Consider the case of Boar’s Head Provision Company—a meat products company headquartered in Brooklyn, New York. In exchange for the company’s promise to invest $14 million and create 450 new jobs in Michigan over the next three years, the Michigan Jobs Commission arranged in 1998 to give Boar’s Head an “economic development package” worth up to $5.1 million in federal, state, and local resources. It includes up to $3 million for equipment leasing, an abatement of the 6-mill state education tax of up to $212,590, and as much as $1,000 per worker for training. Armed with these “incentives,” the company opened a processing plant near Holland, Michigan, on December 13, 1999.

The successor agency to the old Michigan Jobs Commission is now known as the Michigan Economic Development Corporation (MEDC). Its highly paid bureaucrats will count 450 “new” jobs as the agency’s contribution to the Michigan economy through the Boar’s Head deal. What its press releases will not reveal is the impact of the deal on other Michigan businesses, such as Koegel Meats, Inc., in Flint.

Like Boar’s Head, Koegel makes meat products. A Michigan-based family business for three generations, it produces an extensive line of cold cuts and the popular “Koegel’s Vienna Frankfurters” that get grilled by the millions in Michigan back yards every summer. Its meat products still use recipes devised by Albert Koegel when he emigrated from Germany to Michigan and started the company in 1916. The firm sells 99 percent of its product in Michigan and employs 110 people at its Flint facility.

Al Koegel, son of the founder, is not one to make a big fuss about unfair competition. Like his dad before him and his son John who will carry on after him, Al would rather run the business than spend time lobbying politicians. He cannot help but point out when asked, however, that for all of its 84 years, Koegel Meats always paid its taxes and never took a dime of taxpayer money: no abatements, no subsidies. The company always trained its own employees with its own funds. In fact, when the company was once offered federal money for job training, Al turned it down because he did not want the hassle of red tape and paperwork.

So we have here the classic American Dream story: A German immigrant comes to America seeking opportunity, settles in Michigan, starts a company, works hard, and succeeds. His family keeps the business here through thick and thin in one of the most high-tax, economically distressed areas of the state. They focus on customers, not government, and grow the business—taking no public money and paying full freight in taxes year in and year out. Now along come the wizards at the MEDC who, in the name of “economic development,” take money from taxpayers including the Koegel family business and give it to a New York competitor.

There is something seriously wrong with this picture. Lansing bureaucrats, most of whom probably do not know how to run a business, will take credit for their vision and thoughtfulness when they should be scolded for corrupting Michigan’s economy.
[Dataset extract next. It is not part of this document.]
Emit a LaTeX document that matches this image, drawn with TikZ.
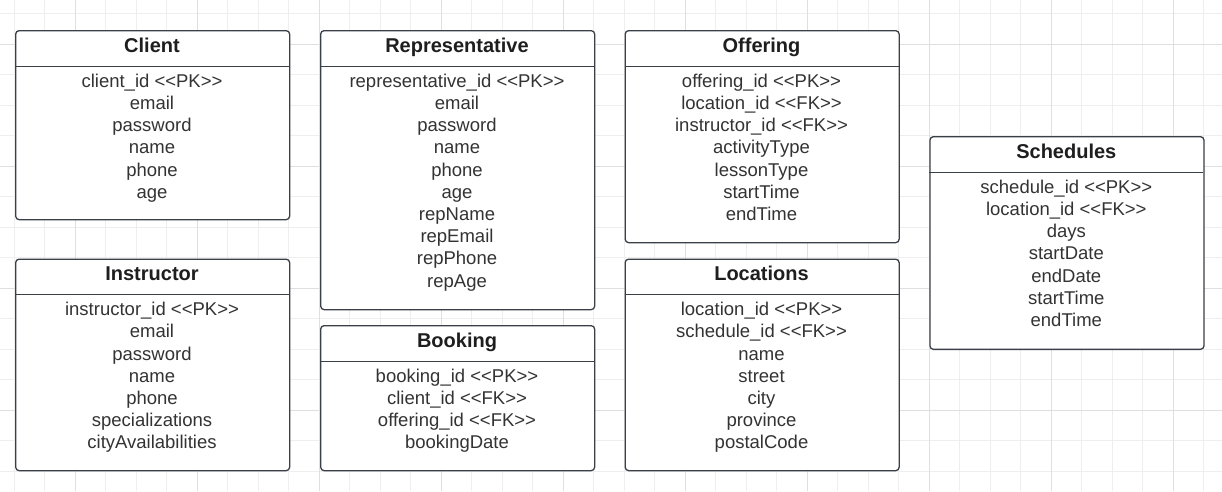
\documentclass[tikz,border=0pt]{standalone}
\usepackage{fontspec}
\setmainfont{Liberation Sans}
\definecolor{gridminor}{HTML}{EEEEEE}
\definecolor{gridmajor}{HTML}{DFDFDF}
\definecolor{boxline}{HTML}{3A4048}
\definecolor{attrtext}{HTML}{333333}
\definecolor{titletext}{HTML}{1E1E1E}
\newcommand\ltlt{\mbox{<}\kern0pt\mbox{<}}
\newcommand\gtgt{\mbox{>}\kern0pt\mbox{>}}
\newcommand\pkmark{\ltlt PK\gtgt}
\newcommand\fkmark{\ltlt FK\gtgt}
\tikzset{
  entbox/.style={draw=boxline, line width=1.3pt, rounded corners=3.5pt, fill=white,
    minimum width=274pt, inner sep=0pt, anchor=north west},
  enttitle/.style={font=\fontsize{20}{24}\selectfont\bfseries, text=titletext,
    text height=14.5pt, text depth=4pt, inner sep=0pt},
  entattr/.style={font=\fontsize{18.5}{22}\selectfont, text=attrtext,
    text height=13.3pt, text depth=3.9pt, inner sep=0pt},
  divider/.style={draw=boxline, line width=1.3pt},
  gridminorline/.style={draw=gridminor, line width=0.9pt},
  gridmajorline/.style={draw=gridmajor, line width=0.9pt},
}
% #1 name, #2 left x, #3 top y, #4 bottom y, #5 title, #6 attributes
\newcommand\drawentity[6]{%
  \pgfmathsetmacro\enth{#4-#3}%
  \pgfmathsetmacro\entcx{#2+137}%
  \pgfmathsetmacro\entty{#3+17}%
  \pgfmathsetmacro\entdy{#3+36.3}%
  \node[entbox, minimum height=\enth pt] (#1) at (#2,#3) {};
  \coordinate (#1-dl) at (#2,\entdy);
  \coordinate (#1-dr) at (#2+274,\entdy);
  \draw[divider] (#1-dl) -- (#1-dr);
  \node[enttitle] (#1-title) at (\entcx,\entty) {#5};
  \foreach \a [count=\i] in {#6} {
    \pgfmathsetmacro\entay{#3+52.5+(\i-1)*22.2}
    \node[entattr] (#1-\i) at (\entcx,\entay) {\a};
  }%
}
\begin{document}
\begin{tikzpicture}[x=1pt,y=-1pt]
\useasboundingbox (0,0) rectangle (1222,491);
\fill[white] (0,0) rectangle (1222,491);
% grid
\foreach \k in {0,...,39} {\draw[gridminorline] (14.3+30.5*\k,0) -- (14.3+30.5*\k,491);}
\foreach \k in {0,...,15} {\draw[gridminorline] (0,13.5+30.5*\k) -- (1222,13.5+30.5*\k);}
\foreach \k in {0,...,9} {\draw[gridmajorline] (75.3+122*\k,0) -- (75.3+122*\k,491);}
\foreach \k in {0,...,3} {\draw[gridmajorline] (0,44+122*\k) -- (1222,44+122*\k);}
% entities
\drawentity{client}{15}{30}{219}{Client}{client\_id \pkmark, email, password, name, phone, age}
\drawentity{rep}{320}{30}{309}{Representative}{representative\_id \pkmark, email, password, name, phone, age, repName, repEmail, repPhone, repAge}
\drawentity{offering}{624.5}{30}{242}{Offering}{offering\_id \pkmark, location\_id \fkmark, instructor\_id \fkmark, activityType, lessonType, startTime, endTime}
\drawentity{instructor}{15}{258.5}{470}{Instructor}{instructor\_id \pkmark, email, password, name, phone, specializations, cityAvailabilities}
\drawentity{booking}{320}{325}{470}{Booking}{booking\_id \pkmark, client\_id \fkmark, offering\_id \fkmark, bookingDate}
\drawentity{locations}{624.5}{258.5}{470}{Locations}{location\_id \pkmark, schedule\_id \fkmark, name, street, city, province, postalCode}
\drawentity{schedules}{929.3}{136}{348.7}{Schedules}{schedule\_id \pkmark, location\_id \fkmark, days, startDate, endDate, startTime, endTime}
\end{tikzpicture}
\end{document}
A state agency will claim it “created” 450 jobs without perhaps even a single reporter asking tough questions like, “How many jobs may be lost or may never come into being at other Michigan meat product companies like Koegel in Flint or Kowalski in Hamtramck?” or, “Where will Boar’s Head’s workers come from in the tightest labor market in 30 years, and who will pay the bill for their previous employers to go out and find replacement workers?”
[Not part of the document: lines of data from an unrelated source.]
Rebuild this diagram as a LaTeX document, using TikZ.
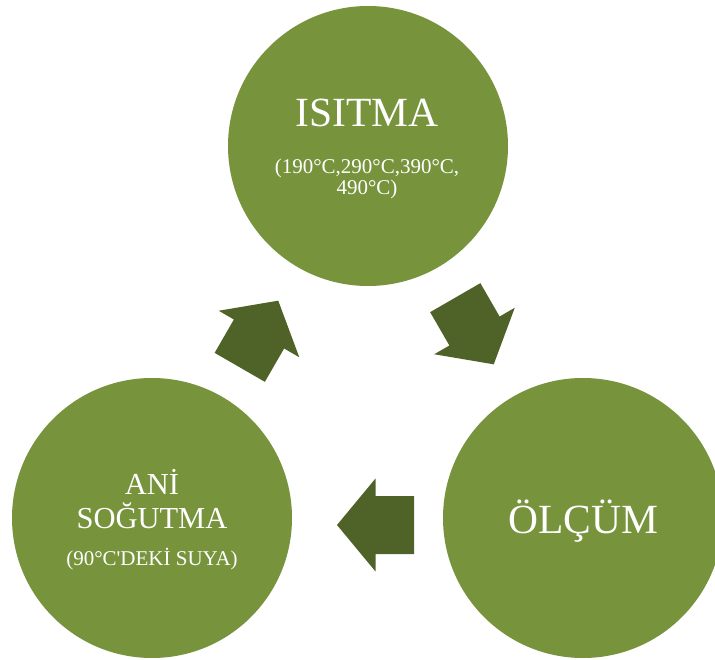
\documentclass[tikz,border=0pt]{standalone}
\usepackage{fontspec}
\setmainfont{Liberation Serif}
\definecolor{circfill}{HTML}{77933C}
\definecolor{arrowfill}{HTML}{4F6228}
\begin{document}
\begin{tikzpicture}[x=1pt,y=-1pt,
  stage/.style={circle, fill=circfill, minimum size=280pt, inner sep=0pt},
  bigtxt/.style={text=white, font=\fontsize{41.5}{44}\selectfont, anchor=base, inner sep=0pt},
  midtxt/.style={text=white, font=\fontsize{30.5}{34}\selectfont, align=center, anchor=base, inner sep=0pt},
  smalltxt/.style={text=white, font=\fontsize{21}{21}\selectfont, align=center, inner sep=0pt},
  blockarrow/.pic={\fill[arrowfill] (-38.5,-29) -- (0,-29) -- (0,-46.5) -- (38.5,0) -- (0,46.5) -- (0,29) -- (-38.5,29) -- cycle;}]
\clip (0,0) rectangle (715,660);
\useasboundingbox (0,0) rectangle (715,660);
\node[stage] (heat) at (368,146) {};
\node[stage] (cool) at (152,518) {};
\node[stage] (meas) at (583,518) {};
\node[bigtxt] (heatT) at (367,127) {ISITMA};
\node[smalltxt, anchor=base] (heatS) at (367,195) {(190°C,290°C,390°C,\\490°C)};
\node[midtxt] (coolT) at (152,528) {ANİ\\SOĞUTMA};
\node[smalltxt, anchor=base] (coolS) at (152,565) {(90°C\textquotesingle DEKİ SUYA)};
\node[bigtxt] (measT) at (583,533) {ÖLÇÜM};
\pic[rotate=60] (arrA) at (259,334) {blockarrow};
\pic[rotate=-60] (arrB) at (474.5,331) {blockarrow};
\pic[rotate=180] (arrC) at (375.5,525) {blockarrow};
\end{tikzpicture}
\end{document}
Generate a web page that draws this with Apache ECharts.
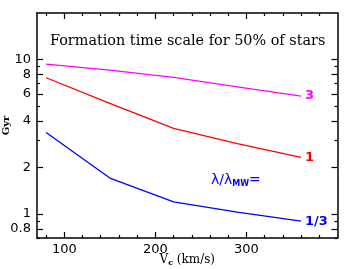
<!DOCTYPE html>
<html><head><meta charset="utf-8">
<script src="https://cdn.jsdelivr.net/npm/echarts@6/dist/echarts.min.js"></script>
<style>html,body{margin:0;padding:0;background:#fff}#c{width:359px;height:269px}</style>
</head><body><div id="c"></div>
<script>
const vc = [80, 150, 220, 290, 360];
const lam3 = [9.33, 8.55, 7.66, 6.65, 5.80];
const lam1 = [7.62, 5.2, 3.59, 2.86, 2.33];
const lam13 = [3.37, 1.71, 1.20, 1.03, 0.90];
const seriesNames = ['3', '1', '1/3'];
const seriesColors = ['#ff00ff', '#ff0000', '#0000ff'];
const xMajor = [100, 200, 300];
const xMinor = [80, 120, 140, 160, 180, 220, 240, 260, 280, 320, 340, 360, 380];
const yMajor = [0.8, 1, 2, 4, 6, 8, 10];
const yMinor = [0.7, 0.9, 3, 5, 7, 9];
const titleText = 'Formation time scale for 50% of stars';

const chart = echarts.init(document.getElementById('c'), null, {renderer: 'canvas'});
const lbl = {fontFamily: 'DejaVu Sans', fontSize: 13, color: '#000'};
function xAx(pos, vals, len, labels, line, extra) {
  return Object.assign({
    type: 'value', min: 70, max: 400, position: pos,
    axisLine: {show: line, onZero: false, lineStyle: {color: '#000', width: 1.5}},
    axisTick: {show: true, inside: true, length: len, customValues: vals, lineStyle: {color: '#000', width: 1.2}},
    axisLabel: labels ? Object.assign({show: true, customValues: vals, margin: 5}, lbl) : {show: false},
    splitLine: {show: false}
  }, extra || {});
}
function yAx(pos, vals, len, labels, line, extra) {
  return Object.assign({
    type: 'log', logBase: 10, min: 0.7, max: 20, position: pos,
    axisLine: {show: line, onZero: false, lineStyle: {color: '#000', width: 1.5}},
    axisTick: {show: true, inside: true, length: len, customValues: vals, lineStyle: {color: '#000', width: 1.2}},
    axisLabel: labels ? Object.assign({show: true, customValues: vals, margin: 6}, lbl) : {show: false},
    splitLine: {show: false}, minorTick: {show: false}
  }, extra || {});
}
const allData = [lam3, lam1, lam13];
const series = allData.map((arr, i) => ({
  type: 'line', name: seriesNames[i], xAxisIndex: 0, yAxisIndex: 0,
  showSymbol: false, symbol: 'none', animation: false,
  lineStyle: {color: seriesColors[i], width: 1.3},
  endLabel: {show: true, distance: 4, formatter: seriesNames[i],
    color: seriesColors[i], fontFamily: 'DejaVu Sans', fontSize: 13, fontWeight: 'bold'},
  data: arr.map((v, j) => [vc[j], v])
}));
chart.setOption({
  animation: false,
  grid: {left: 37, right: 21.5, top: 13, bottom: 31, containLabel: false, outerBoundsMode: 'none'},
  title: {text: titleText, left: 50, top: 34, padding: 0,
    textStyle: {fontFamily: 'DejaVu Serif', fontSize: 14.4, fontWeight: 'normal', color: '#000'}},
  xAxis: [
    xAx('bottom', xMajor, 6, true, true, {
      name: '{v|V}{s|c}{v| (km/s)}', nameLocation: 'middle', nameGap: 15, nameMoveOverlap: false,
      nameTextStyle: {rich: {
        v: {fontFamily: 'DejaVu Serif', fontSize: 12, color: '#000'},
        s: {fontFamily: 'DejaVu Serif', fontSize: 8, color: '#000', fontWeight: 'bold', padding: [6, 0, 0, 0]}
      }}
    }),
    xAx('bottom', xMinor, 3, false, false),
    xAx('top', xMajor, 6, false, true),
    xAx('top', xMinor, 3, false, false)
  ],
  yAxis: [
    yAx('left', yMajor, 6, true, true, {
      name: 'Gyr', nameLocation: 'middle', nameGap: 26, nameRotate: 90, nameMoveOverlap: false,
      nameTextStyle: {fontFamily: 'DejaVu Serif', fontSize: 10, fontWeight: 'bold', color: '#000'}
    }),
    yAx('left', yMinor, 3, false, false),
    yAx('right', yMajor, 6, false, true),
    yAx('right', yMinor, 3, false, false)
  ],
  graphic: [{
    type: 'text', left: 211, top: 173,
    style: {
      text: '{a|λ/λ}{s|MW}{a|=}',
      rich: {
        a: {fontFamily: 'DejaVu Sans', fontSize: 14, fill: '#0000ff', color: '#0000ff'},
        s: {fontFamily: 'DejaVu Sans', fontSize: 8, fontWeight: 'bold', fill: '#0000ff', color: '#0000ff', padding: [7, 0, 0, 0]}
      }
    }
  }],
  series: series
});
</script>
</body></html>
Now, V-Vehicle and Boar’s Head aren’t completely analogous – Louisiana doesn’t have any indigenous carmakers, and the only auto plant of note in the state is the GM operation in Shreveport which is in the midst of a closure due to that company’s woes and the impending shutdown of its Hummer line. But economic development funds definitely involve government operators picking winners and losers in the marketplace; somebody has to make the decision who the state will chase with those funds, and there is an effect on current players in the market when a deal is cut.

As the Mackinac report mentions, when Foster Farms opens a plant, there are technicians, accountants and managers who will be hired. And while those jobs will help a community, the people to fill them have to come from somewhere. Maybe they come in from out of state, which is the intended effect of reeling in a plant like that. But they also might come from people who are working at other local firms, which means robbing Louisiana companies of their talent and forcing them to go through the tough and often expensive process of making new hires. That’s not a net positive; while you can take the simplistic view that “we’re creating more jobs,” you’re doing it by bringing in an out-of-state operator who’s only coming because of the “incentives” or, essentially, bribes, that you’re offering. The home-grown company, the Koegel Meats, is the one who will stay with you and grow; the ringer is susceptible to pick up stakes and move to the next greener pasture.

More, economic development funds serve as a tacit admission that without them your state isn’t worth locating in. In Louisiana’s case, we’ve been throwing money at major companies for well over a decade in an effort to reel some of them in – while at the same time charging our people a state income tax, until recently imposing gargantuan and ridiculous business taxes, maintaining a property tax structure which siphons a disproportionate amount of its revenues from business and doing an absolutely awful job with its educational system – both in workforce development at the college level and in the basics with K-12 education – and maybe even worst of all operating a legal climate that amounts to a candy store for plaintiff attorneys. In other words, the state treats its current businesses horribly, but come on down anyway and we’ll make it worth your while; here’s some grease for your wheels.

Sure, other states are fishing for business. But in a bad economy, the smartest move for politicians is to address the concerns of existing businesses in the state and attempt to improve the climate for them to grow into the Fortune 500 type firms of the future. As we’ve previously alluded, what you want is Derek Jeters, not Roger Clemenses.

There is no shortcut to economic prosperity. Government can only create the conditions for it, not become an active player in the process, without becoming an obstacle to the kind of economic development it is supposedly working for. Gov. Jindal supposedly knows this, and yet he’s been as aggressive a proponent of megafund projects as any governor in Louisiana’s history. Perhaps with a major budget deficit and an impetus to get the size of state government to a much smaller, less intrusive level, the $123 million set aside for the megafund ought to be on the chopping block.